■ Extracted entries:
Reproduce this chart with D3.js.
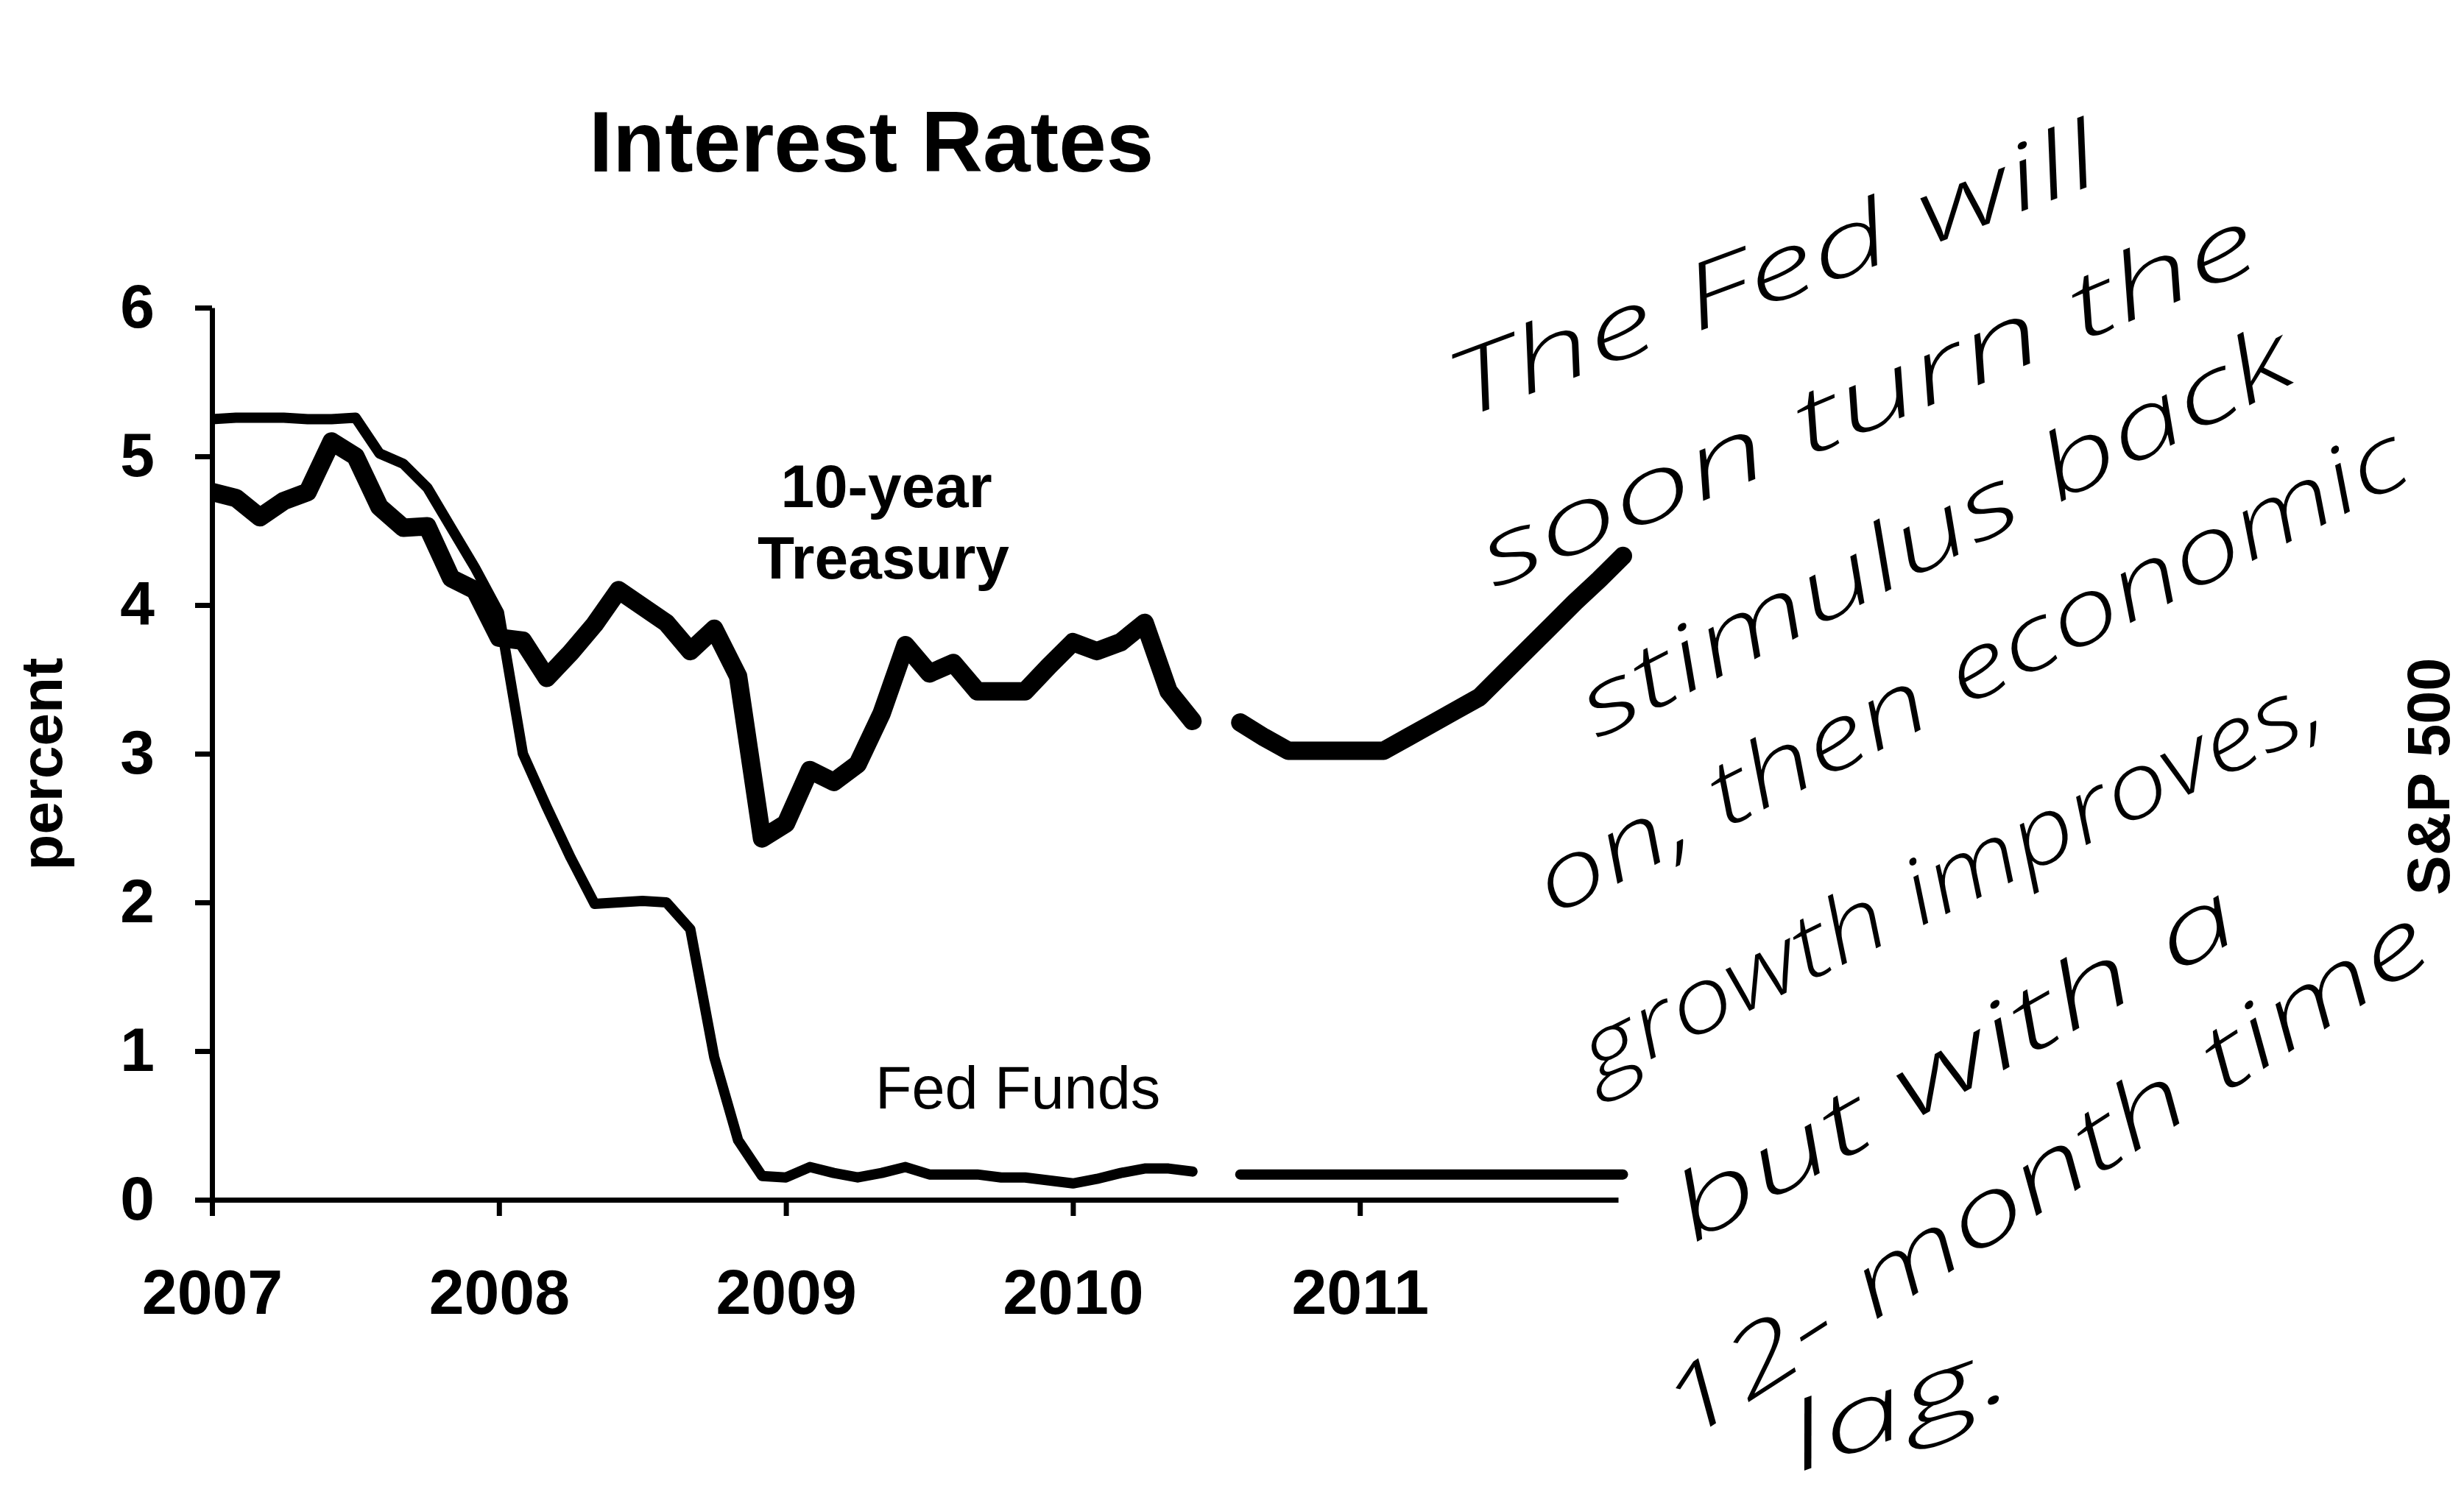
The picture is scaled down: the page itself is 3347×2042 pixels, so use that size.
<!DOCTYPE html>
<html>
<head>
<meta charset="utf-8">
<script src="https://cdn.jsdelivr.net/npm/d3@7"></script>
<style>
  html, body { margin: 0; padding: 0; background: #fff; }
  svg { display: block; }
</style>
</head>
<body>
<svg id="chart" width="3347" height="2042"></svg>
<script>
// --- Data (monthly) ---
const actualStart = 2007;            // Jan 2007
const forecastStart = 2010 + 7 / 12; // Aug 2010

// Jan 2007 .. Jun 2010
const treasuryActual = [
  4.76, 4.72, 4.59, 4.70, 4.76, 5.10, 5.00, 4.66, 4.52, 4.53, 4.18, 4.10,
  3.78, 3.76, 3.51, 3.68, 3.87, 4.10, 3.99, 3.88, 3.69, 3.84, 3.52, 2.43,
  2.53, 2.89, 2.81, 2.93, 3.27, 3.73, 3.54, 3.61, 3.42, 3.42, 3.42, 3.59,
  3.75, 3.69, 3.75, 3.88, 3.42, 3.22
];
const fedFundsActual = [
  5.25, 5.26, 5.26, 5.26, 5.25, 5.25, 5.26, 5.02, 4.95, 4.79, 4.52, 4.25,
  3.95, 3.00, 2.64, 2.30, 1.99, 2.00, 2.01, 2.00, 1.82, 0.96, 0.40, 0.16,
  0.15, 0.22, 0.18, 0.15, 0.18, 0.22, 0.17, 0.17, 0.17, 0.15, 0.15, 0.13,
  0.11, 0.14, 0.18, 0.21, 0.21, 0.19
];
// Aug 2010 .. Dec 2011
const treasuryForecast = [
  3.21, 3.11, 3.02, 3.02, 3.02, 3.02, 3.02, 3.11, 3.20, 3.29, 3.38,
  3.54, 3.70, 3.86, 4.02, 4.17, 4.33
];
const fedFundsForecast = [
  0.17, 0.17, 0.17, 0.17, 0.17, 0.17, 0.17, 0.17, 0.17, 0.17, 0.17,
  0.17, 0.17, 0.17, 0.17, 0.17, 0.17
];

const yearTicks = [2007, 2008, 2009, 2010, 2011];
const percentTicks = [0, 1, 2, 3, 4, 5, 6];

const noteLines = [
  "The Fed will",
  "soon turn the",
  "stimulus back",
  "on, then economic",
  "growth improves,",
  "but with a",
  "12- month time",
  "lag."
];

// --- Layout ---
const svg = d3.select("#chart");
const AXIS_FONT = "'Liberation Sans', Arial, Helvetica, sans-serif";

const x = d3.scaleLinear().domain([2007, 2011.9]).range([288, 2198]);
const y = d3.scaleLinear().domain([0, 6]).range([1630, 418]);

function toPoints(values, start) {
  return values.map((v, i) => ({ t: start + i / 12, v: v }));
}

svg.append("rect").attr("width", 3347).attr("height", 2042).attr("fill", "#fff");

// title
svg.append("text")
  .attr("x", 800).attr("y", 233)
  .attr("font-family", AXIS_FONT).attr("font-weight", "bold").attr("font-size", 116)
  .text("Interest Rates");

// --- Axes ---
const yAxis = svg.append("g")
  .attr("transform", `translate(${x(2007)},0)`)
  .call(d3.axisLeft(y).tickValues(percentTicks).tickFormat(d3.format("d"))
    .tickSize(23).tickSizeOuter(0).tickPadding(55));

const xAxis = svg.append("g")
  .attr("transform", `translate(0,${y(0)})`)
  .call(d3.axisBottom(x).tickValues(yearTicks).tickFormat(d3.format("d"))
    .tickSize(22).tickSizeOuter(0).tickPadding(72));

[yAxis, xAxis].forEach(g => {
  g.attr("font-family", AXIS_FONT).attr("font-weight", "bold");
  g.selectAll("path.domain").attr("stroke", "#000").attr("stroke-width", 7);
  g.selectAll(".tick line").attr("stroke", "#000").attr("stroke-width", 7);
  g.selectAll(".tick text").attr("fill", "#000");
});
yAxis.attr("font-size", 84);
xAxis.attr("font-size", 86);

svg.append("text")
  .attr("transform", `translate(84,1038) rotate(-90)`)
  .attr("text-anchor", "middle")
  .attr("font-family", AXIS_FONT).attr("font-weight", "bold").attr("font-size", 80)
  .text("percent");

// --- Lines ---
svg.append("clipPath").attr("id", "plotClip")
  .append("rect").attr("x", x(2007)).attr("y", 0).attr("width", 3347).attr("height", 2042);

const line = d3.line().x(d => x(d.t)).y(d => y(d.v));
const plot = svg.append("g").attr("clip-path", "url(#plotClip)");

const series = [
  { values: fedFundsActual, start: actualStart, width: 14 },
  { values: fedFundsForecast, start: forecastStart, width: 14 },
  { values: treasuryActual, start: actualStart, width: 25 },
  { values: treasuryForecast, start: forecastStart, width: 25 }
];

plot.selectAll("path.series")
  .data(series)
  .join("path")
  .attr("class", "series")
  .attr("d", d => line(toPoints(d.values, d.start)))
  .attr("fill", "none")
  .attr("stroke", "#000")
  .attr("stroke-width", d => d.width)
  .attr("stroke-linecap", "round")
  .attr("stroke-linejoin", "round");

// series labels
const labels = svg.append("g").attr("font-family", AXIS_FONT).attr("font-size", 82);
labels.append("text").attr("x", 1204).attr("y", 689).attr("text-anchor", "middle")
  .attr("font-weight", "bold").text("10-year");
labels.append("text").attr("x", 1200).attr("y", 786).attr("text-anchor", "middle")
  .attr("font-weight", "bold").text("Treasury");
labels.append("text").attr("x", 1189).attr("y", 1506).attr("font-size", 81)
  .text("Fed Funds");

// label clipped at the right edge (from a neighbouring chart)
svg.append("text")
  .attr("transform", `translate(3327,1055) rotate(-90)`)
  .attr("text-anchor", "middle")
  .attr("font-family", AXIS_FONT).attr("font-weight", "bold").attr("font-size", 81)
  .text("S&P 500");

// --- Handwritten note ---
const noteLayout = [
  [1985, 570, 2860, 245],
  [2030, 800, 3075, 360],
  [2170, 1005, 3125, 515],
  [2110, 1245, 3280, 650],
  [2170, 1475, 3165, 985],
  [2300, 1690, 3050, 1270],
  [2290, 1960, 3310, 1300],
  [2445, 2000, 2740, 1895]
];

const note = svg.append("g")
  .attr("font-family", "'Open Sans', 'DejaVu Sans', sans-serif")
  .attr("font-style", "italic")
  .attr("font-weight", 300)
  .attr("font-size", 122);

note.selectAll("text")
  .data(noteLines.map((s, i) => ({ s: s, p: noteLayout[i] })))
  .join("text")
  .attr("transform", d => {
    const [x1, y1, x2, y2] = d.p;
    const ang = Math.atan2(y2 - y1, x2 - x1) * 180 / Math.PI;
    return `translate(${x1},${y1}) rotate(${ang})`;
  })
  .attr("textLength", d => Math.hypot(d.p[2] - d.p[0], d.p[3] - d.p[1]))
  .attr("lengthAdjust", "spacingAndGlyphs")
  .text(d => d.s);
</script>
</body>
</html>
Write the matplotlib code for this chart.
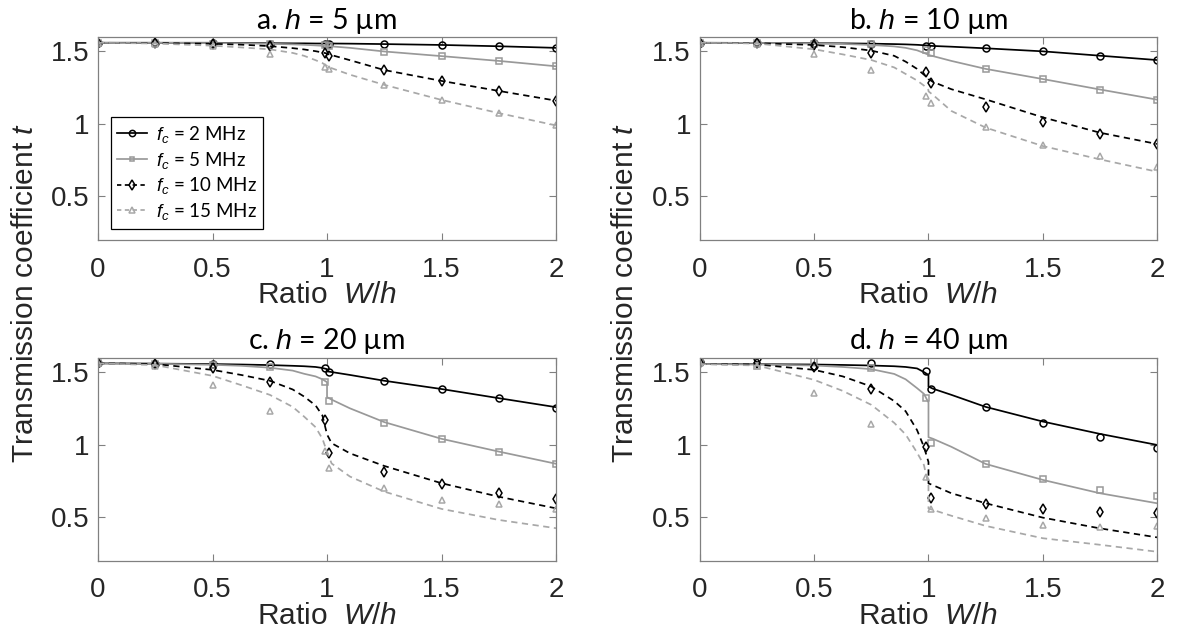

■ Exercise task: Copy the records above exactly. The pictures are not part of the copy.

■ Result for this task:
Reproduce this chart with D3.js.
The picture is scaled down: the page itself is 3347×2042 pixels, so use that size.
<!DOCTYPE html>
<html>
<head>
<meta charset="utf-8">
<script src="https://cdn.jsdelivr.net/npm/d3@7"></script>
<style>
  html, body { margin: 0; padding: 0; background: #fff; }
  svg { display: block; }
</style>
</head>
<body>
<svg id="chart" width="3347" height="2042"></svg>
<script>
// --- Data (monthly) ---
const actualStart = 2007;            // Jan 2007
const forecastStart = 2010 + 7 / 12; // Aug 2010

// Jan 2007 .. Jun 2010
const treasuryActual = [
  4.76, 4.72, 4.59, 4.70, 4.76, 5.10, 5.00, 4.66, 4.52, 4.53, 4.18, 4.10,
  3.78, 3.76, 3.51, 3.68, 3.87, 4.10, 3.99, 3.88, 3.69, 3.84, 3.52, 2.43,
  2.53, 2.89, 2.81, 2.93, 3.27, 3.73, 3.54, 3.61, 3.42, 3.42, 3.42, 3.59,
  3.75, 3.69, 3.75, 3.88, 3.42, 3.22
];
const fedFundsActual = [
  5.25, 5.26, 5.26, 5.26, 5.25, 5.25, 5.26, 5.02, 4.95, 4.79, 4.52, 4.25,
  3.95, 3.00, 2.64, 2.30, 1.99, 2.00, 2.01, 2.00, 1.82, 0.96, 0.40, 0.16,
  0.15, 0.22, 0.18, 0.15, 0.18, 0.22, 0.17, 0.17, 0.17, 0.15, 0.15, 0.13,
  0.11, 0.14, 0.18, 0.21, 0.21, 0.19
];
// Aug 2010 .. Dec 2011
const treasuryForecast = [
  3.21, 3.11, 3.02, 3.02, 3.02, 3.02, 3.02, 3.11, 3.20, 3.29, 3.38,
  3.54, 3.70, 3.86, 4.02, 4.17, 4.33
];
const fedFundsForecast = [
  0.17, 0.17, 0.17, 0.17, 0.17, 0.17, 0.17, 0.17, 0.17, 0.17, 0.17,
  0.17, 0.17, 0.17, 0.17, 0.17, 0.17
];

const yearTicks = [2007, 2008, 2009, 2010, 2011];
const percentTicks = [0, 1, 2, 3, 4, 5, 6];

const noteLines = [
  "The Fed will",
  "soon turn the",
  "stimulus back",
  "on, then economic",
  "growth improves,",
  "but with a",
  "12- month time",
  "lag."
];

// --- Layout ---
const svg = d3.select("#chart");
const AXIS_FONT = "'Liberation Sans', Arial, Helvetica, sans-serif";

const x = d3.scaleLinear().domain([2007, 2011.9]).range([288, 2198]);
const y = d3.scaleLinear().domain([0, 6]).range([1630, 418]);

function toPoints(values, start) {
  return values.map((v, i) => ({ t: start + i / 12, v: v }));
}

svg.append("rect").attr("width", 3347).attr("height", 2042).attr("fill", "#fff");

// title
svg.append("text")
  .attr("x", 800).attr("y", 233)
  .attr("font-family", AXIS_FONT).attr("font-weight", "bold").attr("font-size", 116)
  .text("Interest Rates");

// --- Axes ---
const yAxis = svg.append("g")
  .attr("transform", `translate(${x(2007)},0)`)
  .call(d3.axisLeft(y).tickValues(percentTicks).tickFormat(d3.format("d"))
    .tickSize(23).tickSizeOuter(0).tickPadding(55));

const xAxis = svg.append("g")
  .attr("transform", `translate(0,${y(0)})`)
  .call(d3.axisBottom(x).tickValues(yearTicks).tickFormat(d3.format("d"))
    .tickSize(22).tickSizeOuter(0).tickPadding(72));

[yAxis, xAxis].forEach(g => {
  g.attr("font-family", AXIS_FONT).attr("font-weight", "bold");
  g.selectAll("path.domain").attr("stroke", "#000").attr("stroke-width", 7);
  g.selectAll(".tick line").attr("stroke", "#000").attr("stroke-width", 7);
  g.selectAll(".tick text").attr("fill", "#000");
});
yAxis.attr("font-size", 84);
xAxis.attr("font-size", 86);

svg.append("text")
  .attr("transform", `translate(84,1038) rotate(-90)`)
  .attr("text-anchor", "middle")
  .attr("font-family", AXIS_FONT).attr("font-weight", "bold").attr("font-size", 80)
  .text("percent");

// --- Lines ---
svg.append("clipPath").attr("id", "plotClip")
  .append("rect").attr("x", x(2007)).attr("y", 0).attr("width", 3347).attr("height", 2042);

const line = d3.line().x(d => x(d.t)).y(d => y(d.v));
const plot = svg.append("g").attr("clip-path", "url(#plotClip)");

const series = [
  { values: fedFundsActual, start: actualStart, width: 14 },
  { values: fedFundsForecast, start: forecastStart, width: 14 },
  { values: treasuryActual, start: actualStart, width: 25 },
  { values: treasuryForecast, start: forecastStart, width: 25 }
];

plot.selectAll("path.series")
  .data(series)
  .join("path")
  .attr("class", "series")
  .attr("d", d => line(toPoints(d.values, d.start)))
  .attr("fill", "none")
  .attr("stroke", "#000")
  .attr("stroke-width", d => d.width)
  .attr("stroke-linecap", "round")
  .attr("stroke-linejoin", "round");

// series labels
const labels = svg.append("g").attr("font-family", AXIS_FONT).attr("font-size", 82);
labels.append("text").attr("x", 1204).attr("y", 689).attr("text-anchor", "middle")
  .attr("font-weight", "bold").text("10-year");
labels.append("text").attr("x", 1200).attr("y", 786).attr("text-anchor", "middle")
  .attr("font-weight", "bold").text("Treasury");
labels.append("text").attr("x", 1189).attr("y", 1506).attr("font-size", 81)
  .text("Fed Funds");

// label clipped at the right edge (from a neighbouring chart)
svg.append("text")
  .attr("transform", `translate(3327,1055) rotate(-90)`)
  .attr("text-anchor", "middle")
  .attr("font-family", AXIS_FONT).attr("font-weight", "bold").attr("font-size", 81)
  .text("S&P 500");

// --- Handwritten note ---
const noteLayout = [
  [1985, 570, 2860, 245],
  [2030, 800, 3075, 360],
  [2170, 1005, 3125, 515],
  [2110, 1245, 3280, 650],
  [2170, 1475, 3165, 985],
  [2300, 1690, 3050, 1270],
  [2290, 1960, 3310, 1300],
  [2445, 2000, 2740, 1895]
];

const note = svg.append("g")
  .attr("font-family", "'Open Sans', 'DejaVu Sans', sans-serif")
  .attr("font-style", "italic")
  .attr("font-weight", 300)
  .attr("font-size", 122);

note.selectAll("text")
  .data(noteLines.map((s, i) => ({ s: s, p: noteLayout[i] })))
  .join("text")
  .attr("transform", d => {
    const [x1, y1, x2, y2] = d.p;
    const ang = Math.atan2(y2 - y1, x2 - x1) * 180 / Math.PI;
    return `translate(${x1},${y1}) rotate(${ang})`;
  })
  .attr("textLength", d => Math.hypot(d.p[2] - d.p[0], d.p[3] - d.p[1]))
  .attr("lengthAdjust", "spacingAndGlyphs")
  .text(d => d.s);
</script>
</body>
</html>
Write the matplotlib code for this chart.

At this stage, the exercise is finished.